The midpoint of the book is the midpoint of the middle act. I was thinking about the beginnings and ends of acts and how do you get between those. So when my first draft came in, they said, "We really need a midpoint." And I'm like, "Talk to me about this midpoint." So they had me read a book called "Into the Woods" by John Yorke. So I read "Into the Woods," and for the most part, I was going, "Yeah, yeah, this is what I do," until I got to the part about the midpoint, which basically was, this is the point at which you move from what you didn't know towards having some kind of explosion of knowledge or a change point that leads to, at the end, your acceptance of what you've discovered, your reawakening, your endpoint.
And that your big moment of key discovery is right there at the end, between 49 and 51 percent, hit it right on the nose, Pamela.

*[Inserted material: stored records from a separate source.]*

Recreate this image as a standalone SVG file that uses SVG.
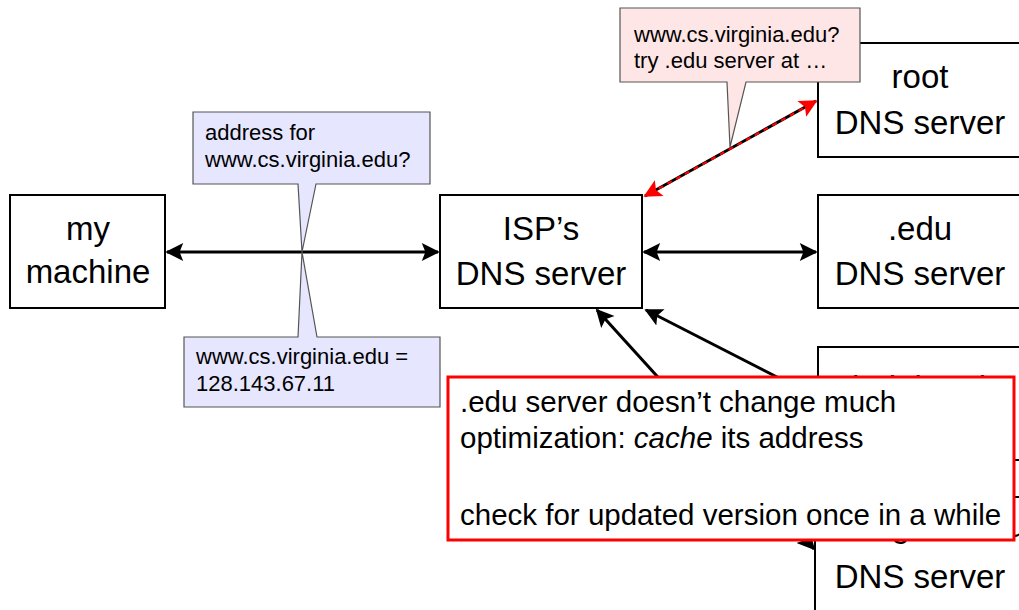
<svg xmlns="http://www.w3.org/2000/svg" width="1019" height="610" viewBox="0 0 1019 610">
<style>
.node rect{fill:#fff;stroke:#000;stroke-width:2}
.nt{font-family:"Liberation Sans",Arial,sans-serif;font-size:33px;fill:#000;text-anchor:middle}
.ct{font-family:"Liberation Sans",Arial,sans-serif;font-size:22px;fill:#000}
.rt{font-family:"Liberation Sans",Arial,sans-serif;font-size:29.5px;fill:#000}
.blue{fill:#e6e6ff;stroke:#555;stroke-width:1.2}
.pink{fill:#ffe6e6;stroke:#555;stroke-width:1.2}
.conn{stroke:#000;stroke-width:3;fill:none}
</style>
<defs>
<marker id="ah" viewBox="0 0 10 10" refX="9" refY="5" markerWidth="7" markerHeight="6" orient="auto-start-reverse" markerUnits="strokeWidth"><path d="M0,0 L10,5 L0,10 L2,5 z" fill="#000"/></marker>
<marker id="ahr" viewBox="0 0 10 10" refX="9" refY="5" markerWidth="7" markerHeight="6" orient="auto-start-reverse" markerUnits="strokeWidth"><path d="M0,0 L10,5 L0,10 L2,5 z" fill="#f00"/></marker>
</defs>

<g id="my-machine" class="node"><rect x="10" y="195" width="155" height="113"/><text class="nt" x="88" y="240">my</text><text class="nt" x="88" y="283">machine</text></g>
<g id="isp" class="node"><rect x="440" y="195" width="202" height="113"/><text class="nt" x="541" y="240">ISP’s</text><text class="nt" x="541" y="285">DNS server</text></g>
<g id="root" class="node"><rect x="818" y="43" width="210" height="114"/><text class="nt" x="920" y="88">root</text><text class="nt" x="920" y="134">DNS server</text></g>
<g id="edu" class="node"><rect x="818" y="195" width="210" height="113"/><text class="nt" x="920" y="240">.edu</text><text class="nt" x="920" y="285">DNS server</text></g>
<g id="virginia" class="node"><rect x="818" y="347" width="210" height="113"/><text class="nt" x="920" y="399">virginia.edu</text><text class="nt" x="920" y="440">DNS server</text></g>
<g id="cs-virginia" class="node"><rect x="815" y="497" width="210" height="125"/><text class="nt" x="920" y="537">cs.virginia.edu</text><text class="nt" x="920" y="588">DNS server</text></g>

<g id="connectors">
<line class="conn" x1="167" y1="252" x2="438" y2="252" marker-start="url(#ah)" marker-end="url(#ah)"/>
<line class="conn" x1="644" y1="252" x2="816" y2="252" marker-start="url(#ah)" marker-end="url(#ah)"/>
<line class="conn" x1="645" y1="196" x2="816" y2="101" marker-start="url(#ahr)" marker-end="url(#ahr)"/>
<line x1="650" y1="193.5" x2="811" y2="104" stroke="#f00" stroke-width="2.2" stroke-dasharray="5 5"/>
<line class="conn" x1="597" y1="310" x2="814" y2="549" marker-start="url(#ah)" marker-end="url(#ah)"/>
<line class="conn" x1="646" y1="310" x2="816" y2="397" marker-start="url(#ah)" marker-end="url(#ah)"/>
</g>

<g id="callout-query">
<path class="blue" d="M193,112 H430 V184 H316 L302,252 L298,184 H193 Z"/>
<text class="ct" x="205" y="140">address for</text>
<text class="ct" x="205" y="167">www.cs.virginia.edu?</text>
</g>
<g id="callout-answer">
<path class="blue" d="M184,337 H298 L302,252 L317,337 H440 V407 H184 Z"/>
<text class="ct" x="196" y="364">www.cs.virginia.edu =</text>
<text class="ct" x="196" y="391">128.143.67.11</text>
</g>
<g id="callout-root">
<path class="pink" d="M620,8 H860 V82 H746 L730,147 L727,82 H620 Z"/>
<text class="ct" x="634" y="42">www.cs.virginia.edu?</text>
<text class="ct" x="634" y="68">try .edu server at …</text>
</g>

<g id="note">
<rect x="448" y="377" width="566" height="163" fill="#fff" stroke="#f00" stroke-width="3"/>
<text class="rt" x="460" y="412">.edu server doesn’t change much</text>
<text class="rt" x="460" y="448">optimization: <tspan font-style="italic">cache</tspan> its address</text>
<text class="rt" x="460" y="525">check for updated version once in a while</text>
</g>
</svg>
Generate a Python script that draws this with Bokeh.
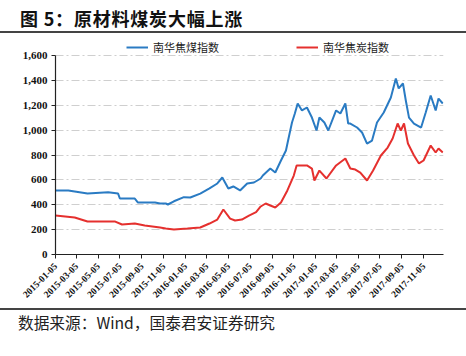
import pandas as pd
from math import pi
from bokeh.plotting import figure
from bokeh.layouts import column
from bokeh.models import (Legend, FixedTicker, NumeralTickFormatter, DatetimeTickFormatter,
                          Range1d, Div)
from bokeh.embed import file_html
from bokeh.resources import INLINE

# ---------------- data ----------------
coal_dates = ["2015-01-05", "2015-02-10", "2015-04-05", "2015-06-02", "2015-06-30", "2015-07-05",
              "2015-08-16", "2015-08-25", "2015-10-12", "2015-10-26", "2015-11-11", "2015-11-17",
              "2015-12-04", "2016-01-01", "2016-01-19", "2016-02-16", "2016-03-13", "2016-04-04",
              "2016-04-18", "2016-05-05", "2016-05-19", "2016-06-07", "2016-06-27", "2016-07-16",
              "2016-08-04", "2016-08-10", "2016-08-31", "2016-09-14", "2016-09-30", "2016-10-14",
              "2016-10-23", "2016-10-31", "2016-11-08", "2016-11-16", "2016-11-28", "2016-12-12",
              "2016-12-26", "2017-01-08", "2017-01-16", "2017-01-30", "2017-02-10", "2017-03-04",
              "2017-03-16", "2017-03-30", "2017-04-07", "2017-04-13", "2017-05-02", "2017-05-16",
              "2017-05-30", "2017-06-13", "2017-06-27", "2017-07-16", "2017-08-05", "2017-08-19",
              "2017-08-27", "2017-09-08", "2017-09-16", "2017-09-25", "2017-10-09", "2017-10-29",
              "2017-11-11", "2017-11-25", "2017-12-09", "2017-12-17", "2017-12-29"]
coal_values = [515, 515, 490, 500, 490, 450,
               450, 418, 418, 410, 410, 402,
               428, 461, 458, 490, 531, 571,
               619, 531, 547, 515, 571, 579,
               611, 635, 691, 659, 756, 836,
               957, 1061, 1134, 1214, 1158, 1182,
               1101, 997, 1101, 1061, 997, 1158,
               1134, 1214, 1053, 1053, 1021, 981,
               892, 916, 1061, 1142, 1262, 1415,
               1335, 1375, 1238, 1101, 1053, 1021,
               1142, 1278, 1158, 1254, 1214]

coke_dates = ["2015-01-05", "2015-02-28", "2015-04-05", "2015-06-22", "2015-07-11", "2015-08-16",
              "2015-09-13", "2015-10-26", "2015-11-11", "2015-12-04", "2016-01-11", "2016-02-16",
              "2016-03-13", "2016-04-04", "2016-04-21", "2016-05-10", "2016-05-24", "2016-06-12",
              "2016-07-02", "2016-07-22", "2016-08-04", "2016-08-18", "2016-08-31", "2016-09-14",
              "2016-09-30", "2016-10-18", "2016-11-05", "2016-11-13", "2016-12-12", "2016-12-26",
              "2017-01-02", "2017-01-16", "2017-02-05", "2017-03-04", "2017-03-30", "2017-04-13",
              "2017-04-27", "2017-05-11", "2017-05-30", "2017-06-16", "2017-07-08", "2017-07-27",
              "2017-08-10", "2017-08-24", "2017-09-02", "2017-09-11", "2017-09-22", "2017-10-09",
              "2017-10-23", "2017-11-05", "2017-11-25", "2017-12-09", "2017-12-17", "2017-12-29"]
coke_values = [313, 298, 265, 265, 241, 249,
               233, 217, 209, 201, 209, 217,
               249, 281, 362, 289, 273, 281,
               313, 340, 386, 410, 394, 378,
               418, 515, 635, 716, 716, 691,
               595, 675, 611, 716, 772, 691,
               683, 659, 595, 675, 796, 860,
               933, 1053, 997, 1053, 892, 796,
               732, 756, 876, 820, 852, 820]

x_tick_labels = ["2015-01-05", "2015-03-05", "2015-05-05", "2015-07-05", "2015-09-05", "2015-11-05",
                 "2016-01-05", "2016-03-05", "2016-05-05", "2016-07-05", "2016-09-05", "2016-11-05",
                 "2017-01-05", "2017-03-05", "2017-05-05", "2017-07-05", "2017-09-05", "2017-11-05"]
y_ticks = [0, 200, 400, 600, 800, 1000, 1200, 1400, 1600]

series_names = ["南华焦煤指数", "南华焦炭指数"]
title_text = "图 5：原材料煤炭大幅上涨"
source_text = "数据来源：Wind，国泰君安证券研究"

# ---------------- styling ----------------
BLUE = "#2a7bc3"
RED = "#e5302e"
CJK = "'Noto Sans CJK SC', sans-serif"
W = 466

def ms(s):
    return pd.Timestamp(s).value / 1e6

# top of the frame is extended above 1600 so the legend sits inside the frame
y_top = 1600 * 216 / 199

p = figure(width=W, height=275, output_backend="svg", toolbar_location=None,
           x_axis_type="datetime",
           x_range=Range1d(pd.Timestamp("2015-01-05"), pd.Timestamp("2017-12-31")),
           y_range=Range1d(0, y_top),
           min_border_left=55, min_border_right=23, min_border_top=5, min_border_bottom=54)
p.outline_line_color = None
p.background_fill_color = "white"
p.border_fill_color = "white"

r1 = p.line(pd.to_datetime(coal_dates), coal_values, line_color=BLUE, line_width=2)
r2 = p.line(pd.to_datetime(coke_dates), coke_values, line_color=RED, line_width=2)

# axes
p.xaxis.ticker = FixedTicker(ticks=[ms(t) for t in x_tick_labels])
fmt = "%Y-%m-%d"
p.xaxis.formatter = DatetimeTickFormatter(milliseconds=fmt, seconds=fmt, minsec=fmt, minutes=fmt,
                                          hourmin=fmt, hours=fmt, days=fmt, months=fmt, years=fmt)
p.xaxis.major_label_orientation = pi / 4
p.yaxis.ticker = FixedTicker(ticks=y_ticks)
p.yaxis.formatter = NumeralTickFormatter(format="0,0")
p.yaxis.bounds = (y_ticks[0], y_ticks[-1])

for ax in (p.xaxis, p.yaxis):
    ax.axis_line_color = "#222222"
    ax.axis_line_width = 1.2
    ax.major_tick_line_color = "#222222"
    ax.major_tick_in = 0
    ax.major_tick_out = 4
    ax.minor_tick_line_color = None
    ax.major_label_text_font = "Liberation Serif"
    ax.major_label_text_font_style = "bold"
    ax.major_label_text_color = "#111111"
p.xaxis.major_label_text_font_size = "9.5px"
p.yaxis.major_label_text_font_size = "11px"
p.yaxis.major_label_standoff = 4
p.xaxis.major_label_standoff = 6

p.xgrid.grid_line_color = None
p.ygrid.grid_line_color = "#cfcfcf"
p.ygrid.grid_line_dash = "8 3 2 3"
p.ygrid.grid_line_width = 1

# legend (inside the extended frame, above the 1,600 line)
legend = Legend(items=[(series_names[0], [r1]), (series_names[1], [r2])],
                orientation="horizontal", location=(71, 199),
                spacing=77, glyph_width=22, glyph_height=14, label_height=14,
                label_standoff=5, padding=0, margin=0,
                border_line_color=None, background_fill_alpha=0,
                label_text_font="Noto Sans CJK SC", label_text_font_size="11px",
                label_text_color="#222222")
p.add_layout(legend)

title_div = Div(
    text=(f'<div style="width:{W}px;height:33px;border-bottom:2px solid #444;'
          f'font-family:{CJK};font-weight:bold;font-size:18px;letter-spacing:0.8px;'
          f'line-height:22px;padding-top:7px;padding-left:20px;box-sizing:border-box;'
          f'color:#111;white-space:nowrap">{title_text}</div>'),
    width=W, height=33, margin=(0, 0, 0, 0))

source_div = Div(
    text=(f'<div style="width:{W}px;height:48px;border-top:2px solid #444;'
          f'font-family:{CJK};font-size:15.7px;line-height:26px;'
          f'padding-left:18px;box-sizing:border-box;color:#222;white-space:nowrap">{source_text}</div>'),
    width=W, height=48, margin=(0, 0, 0, 0))

layout = column(title_div, p, source_div, spacing=0)

open("out.html", "w").write(file_html(layout, INLINE))
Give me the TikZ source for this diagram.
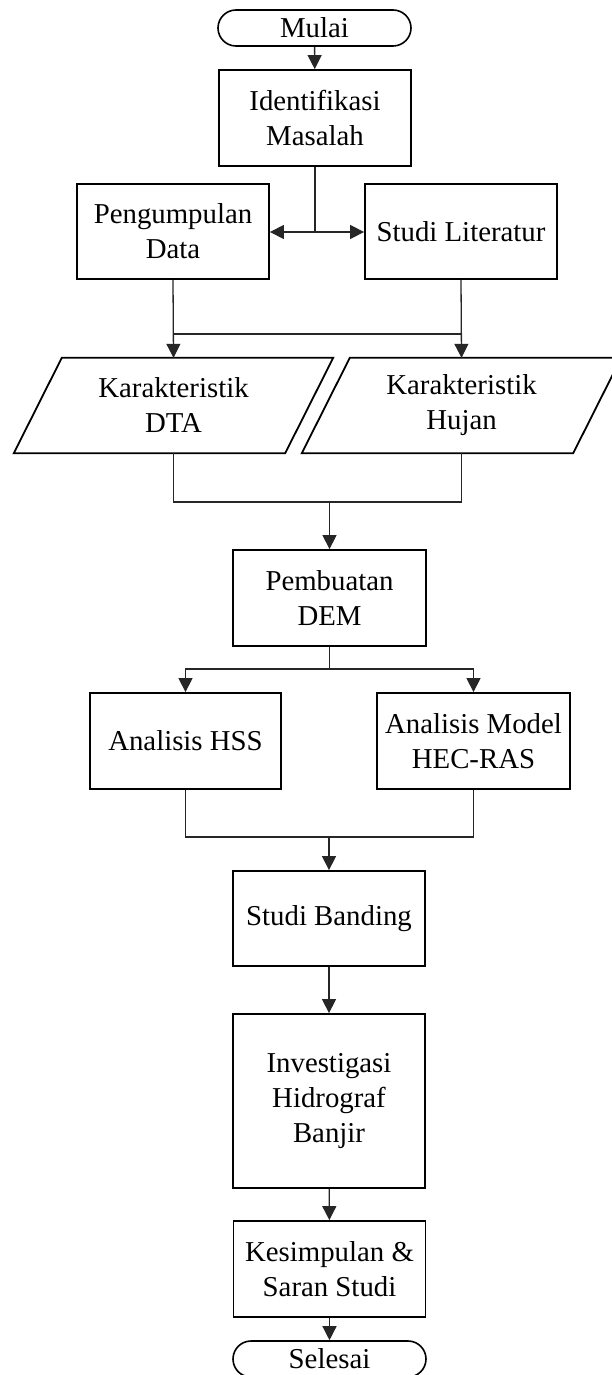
\documentclass[tikz,border=0pt]{standalone}
\usepackage{fontspec}
\setmainfont{Liberation Serif}
\usetikzlibrary{arrows.meta}
\begin{document}
\begin{tikzpicture}[x=1pt,y=-1pt,
  every node/.style={font=\fontsize{28.8}{35}\selectfont, align=center, inner sep=0pt},
  procbox/.style={draw=black, line width=1.8pt, minimum width=192pt, minimum height=96pt},
  termbox/.style={draw=black, line width=1.6pt, rounded corners=18pt, minimum width=193pt, minimum height=36pt},
  iobox/.style={minimum width=271pt, minimum height=95pt},
  iodraw/.style={draw=black, line width=1.8pt, line join=miter},
  conn/.style={draw=black!85, line width=1.3pt},
  arr/.style={conn, -{Triangle[length=14pt,width=14pt]}}
]
\useasboundingbox (0,0) rectangle (611,1375);

\node[termbox] (mulai) at (314.5,28) {Mulai};
\node[procbox] (ident) at (315,118) {Identifikasi\\Masalah};
\node[procbox, minimum height=95pt] (peng) at (173,231.5) {Pengumpulan\\Data};
\node[procbox, minimum height=95pt] (studi) at (461,231.5) {Studi Literatur};
\node[iobox] (dta) at (173.5,405.5) {Karakteristik\\DTA};
\node[iobox] (hujan) at (461.5,405.5) {Karakteristik\\Hujan};
\draw[iodraw] ([xshift=-24pt]dta.south west) -- ([xshift=-24pt]dta.south east) -- ([xshift=24pt]dta.north east) -- ([xshift=24pt]dta.north west) -- cycle;
\draw[iodraw] ([xshift=-24pt]hujan.south west) -- ([xshift=-24pt]hujan.south east) -- ([xshift=24pt]hujan.north east) -- ([xshift=24pt]hujan.north west) -- cycle;
\node[procbox, minimum width=193pt] (dem) at (329.5,598) {Pembuatan\\DEM};
\node[procbox, minimum width=191pt] (hss) at (185.5,741) {Analisis HSS};
\node[procbox, minimum width=193pt] (hec) at (473.5,741) {Analisis Model\\HEC-RAS};
\node[procbox, minimum height=95pt] (band) at (329,918.5) {Studi Banding};
\node[procbox, minimum height=174pt] (inv) at (329,1101) {Investigasi\\Hidrograf\\Banjir};
\node[procbox] (kes) at (329.5,1269) {Kesimpulan \&\\Saran Studi};
\node[termbox] (sel) at (329.5,1359) {Selesai};

\coordinate (h1) at (0,232);
\coordinate (h2) at (0,334);
\coordinate (h3) at (0,502);
\coordinate (h4) at (0,669);
\coordinate (h5) at (0,837);

\draw[arr] (mulai) -- (ident);
\coordinate (j1) at (ident.south |- h1);
\draw[conn] (ident.south) -- (j1);
\draw[arr] (j1) -- (peng.east |- j1);
\draw[arr] (j1) -- (studi.west |- j1);

\draw[arr] (peng.south) -- (dta.north);
\draw[arr] (studi.south) -- (hujan.north);
\draw[conn] (peng.south |- h2) -- (studi.south |- h2);

\draw[conn] (dta.south) -- (dta.south |- h3) -- (hujan.south |- h3) -- (hujan.south);
\draw[arr] (dem.north |- h3) -- (dem.north);

\draw[conn] (dem.south) -- (dem.south |- h4);
\draw[arr] (dem.south |- h4) -| (hss.north);
\draw[arr] (dem.south |- h4) -| (hec.north);

\draw[conn] (hss.south) -- (hss.south |- h5) -- (hec.south |- h5) -- (hec.south);
\draw[arr] (band.north |- h5) -- (band.north);

\draw[arr] (band) -- (inv);
\draw[arr] (inv) -- (kes);
\draw[arr] (kes) -- (sel);
\end{tikzpicture}
\end{document}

And I went through and, sure enough, for a crime thriller, I did not have that huge key discovery, which in a crime thriller, one would expect also to come with some whiz-bang, right? You want something at risk so that the protagonist is pushed forward into the second half of the book, resolving whatever it is they've now discovered and can't avoid resolving.
I'd always thought of it more as an inciting incident, and then you have an act, and an act, and an act, and an ending, and that whiz-bang in the middle was missing. So I did that. The first structural edit was just awful. But then the second was good.
And by the time we got to "Her Last Cry," the third book in the series, my editor gave it a kiss and a hug and said, "By George, I think you've got it." And now I'm writing book four. And literally last night, that's what I was doing, was looking at what I'd written so far, realizing I'd crested what I intend to be the midpoint, and that I needed to revisit it before I moved on, because my key discovery was there, but I didn't have enough whizbang. So anyway, I went back, and that's what I did this morning, was worked on my midpoint, because to me now, I really think of the book in two halves, as the biggest structure, and then I obviously also think of it in all those little micro pieces as well.
[00:15:56] Matty: I want to loop back to the same question for genre because I realized I kind of lost the thread of the data-driven thing. But talking about the structure, did you ever get a sense of what data your publisher or editor had that was leading them to push you so forcefully toward this structural approach?
[00:16:16] Pamela: No, I don't really know, from a data perspective, what they have that pushes them toward that point, other than it is their predominant theory of how you structure books and that they sell a lot of books. And when you master that, they feel it pushes their readers through the book and into buy-through, if they're buying the books, or read-through if it's on Kindle Unlimited.
My suspicion, and it's a question I didn't actually ask them, was that their data came from series writing and moving on to the next book. Someone can buy your book and stop at 47 percent because it wasn't satisfying, or they can stop at 75 percent because you didn't show them a compelling enough reason to be pushed from this key discovery towards the inevitable ending. That was my feeling.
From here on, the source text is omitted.